## Dataset extract

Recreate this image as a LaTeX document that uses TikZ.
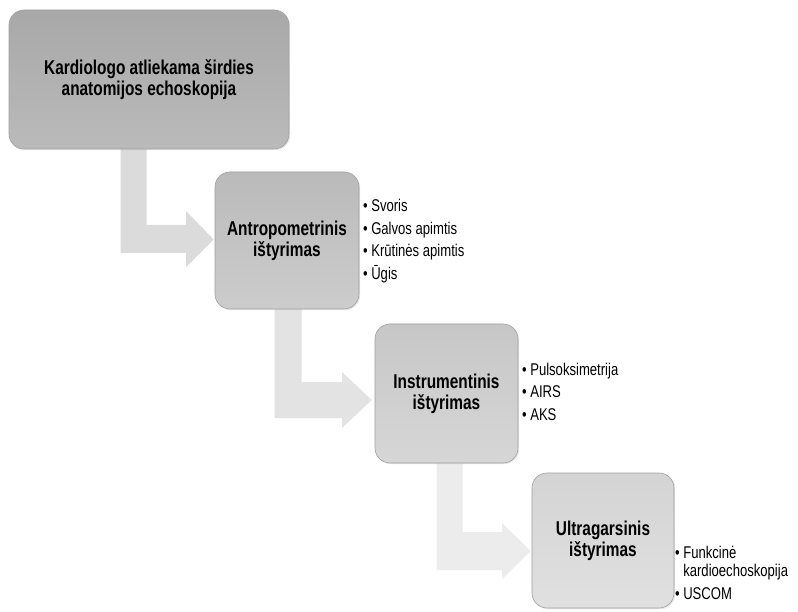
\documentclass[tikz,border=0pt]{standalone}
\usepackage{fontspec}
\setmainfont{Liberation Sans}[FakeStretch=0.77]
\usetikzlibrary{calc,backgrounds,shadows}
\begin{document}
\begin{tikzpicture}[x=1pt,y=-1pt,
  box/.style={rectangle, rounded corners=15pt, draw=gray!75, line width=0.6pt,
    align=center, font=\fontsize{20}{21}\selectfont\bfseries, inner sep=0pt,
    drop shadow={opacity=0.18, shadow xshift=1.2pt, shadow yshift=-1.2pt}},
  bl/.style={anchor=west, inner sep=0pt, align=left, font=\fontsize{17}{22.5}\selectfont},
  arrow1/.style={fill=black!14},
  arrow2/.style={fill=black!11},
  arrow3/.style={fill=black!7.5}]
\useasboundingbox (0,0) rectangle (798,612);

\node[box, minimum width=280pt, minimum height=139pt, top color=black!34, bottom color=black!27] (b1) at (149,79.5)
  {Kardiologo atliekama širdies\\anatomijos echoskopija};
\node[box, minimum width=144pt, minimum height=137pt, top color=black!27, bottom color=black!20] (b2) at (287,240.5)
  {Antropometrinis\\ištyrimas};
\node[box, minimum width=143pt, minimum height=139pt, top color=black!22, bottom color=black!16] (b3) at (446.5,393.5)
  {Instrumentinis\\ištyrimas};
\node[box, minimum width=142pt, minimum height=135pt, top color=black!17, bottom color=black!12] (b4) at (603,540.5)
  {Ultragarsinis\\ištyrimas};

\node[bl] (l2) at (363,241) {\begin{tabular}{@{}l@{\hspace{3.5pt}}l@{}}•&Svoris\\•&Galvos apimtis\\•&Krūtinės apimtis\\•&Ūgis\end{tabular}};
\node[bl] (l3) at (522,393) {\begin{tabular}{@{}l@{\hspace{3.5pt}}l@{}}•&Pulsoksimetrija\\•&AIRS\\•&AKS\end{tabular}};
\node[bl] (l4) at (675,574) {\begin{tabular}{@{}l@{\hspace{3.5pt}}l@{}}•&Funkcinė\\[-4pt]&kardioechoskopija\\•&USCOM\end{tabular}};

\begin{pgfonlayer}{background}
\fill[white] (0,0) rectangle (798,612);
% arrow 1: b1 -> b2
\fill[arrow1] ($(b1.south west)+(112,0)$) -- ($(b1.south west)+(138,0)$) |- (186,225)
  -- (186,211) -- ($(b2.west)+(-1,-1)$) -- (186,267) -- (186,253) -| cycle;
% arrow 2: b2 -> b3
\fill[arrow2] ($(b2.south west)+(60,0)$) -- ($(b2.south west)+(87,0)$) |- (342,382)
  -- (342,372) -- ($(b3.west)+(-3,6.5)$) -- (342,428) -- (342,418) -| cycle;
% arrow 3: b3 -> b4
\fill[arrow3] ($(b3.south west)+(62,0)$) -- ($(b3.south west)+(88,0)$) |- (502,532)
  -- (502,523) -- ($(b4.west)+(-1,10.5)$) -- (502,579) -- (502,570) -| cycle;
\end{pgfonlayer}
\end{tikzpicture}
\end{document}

## Description of the task
All the lines above are to be reproduced exactly, except the pictures.

## Exercise output
Recreate this image as a LaTeX document that uses TikZ.
\documentclass[tikz,border=0pt]{standalone}
\usepackage{fontspec}
\setmainfont{Liberation Sans}[FakeStretch=0.77]
\usetikzlibrary{calc,backgrounds,shadows}
\begin{document}
\begin{tikzpicture}[x=1pt,y=-1pt,
  box/.style={rectangle, rounded corners=15pt, draw=gray!75, line width=0.6pt,
    align=center, font=\fontsize{20}{21}\selectfont\bfseries, inner sep=0pt,
    drop shadow={opacity=0.18, shadow xshift=1.2pt, shadow yshift=-1.2pt}},
  bl/.style={anchor=west, inner sep=0pt, align=left, font=\fontsize{17}{22.5}\selectfont},
  arrow1/.style={fill=black!14},
  arrow2/.style={fill=black!11},
  arrow3/.style={fill=black!7.5}]
\useasboundingbox (0,0) rectangle (798,612);

\node[box, minimum width=280pt, minimum height=139pt, top color=black!34, bottom color=black!27] (b1) at (149,79.5)
  {Kardiologo atliekama širdies\\anatomijos echoskopija};
\node[box, minimum width=144pt, minimum height=137pt, top color=black!27, bottom color=black!20] (b2) at (287,240.5)
  {Antropometrinis\\ištyrimas};
\node[box, minimum width=143pt, minimum height=139pt, top color=black!22, bottom color=black!16] (b3) at (446.5,393.5)
  {Instrumentinis\\ištyrimas};
\node[box, minimum width=142pt, minimum height=135pt, top color=black!17, bottom color=black!12] (b4) at (603,540.5)
  {Ultragarsinis\\ištyrimas};

\node[bl] (l2) at (363,241) {\begin{tabular}{@{}l@{\hspace{3.5pt}}l@{}}•&Svoris\\•&Galvos apimtis\\•&Krūtinės apimtis\\•&Ūgis\end{tabular}};
\node[bl] (l3) at (522,393) {\begin{tabular}{@{}l@{\hspace{3.5pt}}l@{}}•&Pulsoksimetrija\\•&AIRS\\•&AKS\end{tabular}};
\node[bl] (l4) at (675,574) {\begin{tabular}{@{}l@{\hspace{3.5pt}}l@{}}•&Funkcinė\\[-4pt]&kardioechoskopija\\•&USCOM\end{tabular}};

\begin{pgfonlayer}{background}
\fill[white] (0,0) rectangle (798,612);
% arrow 1: b1 -> b2
\fill[arrow1] ($(b1.south west)+(112,0)$) -- ($(b1.south west)+(138,0)$) |- (186,225)
  -- (186,211) -- ($(b2.west)+(-1,-1)$) -- (186,267) -- (186,253) -| cycle;
% arrow 2: b2 -> b3
\fill[arrow2] ($(b2.south west)+(60,0)$) -- ($(b2.south west)+(87,0)$) |- (342,382)
  -- (342,372) -- ($(b3.west)+(-3,6.5)$) -- (342,428) -- (342,418) -| cycle;
% arrow 3: b3 -> b4
\fill[arrow3] ($(b3.south west)+(62,0)$) -- ($(b3.south west)+(88,0)$) |- (502,532)
  -- (502,523) -- ($(b4.west)+(-1,10.5)$) -- (502,579) -- (502,570) -| cycle;
\end{pgfonlayer}
\end{tikzpicture}
\end{document}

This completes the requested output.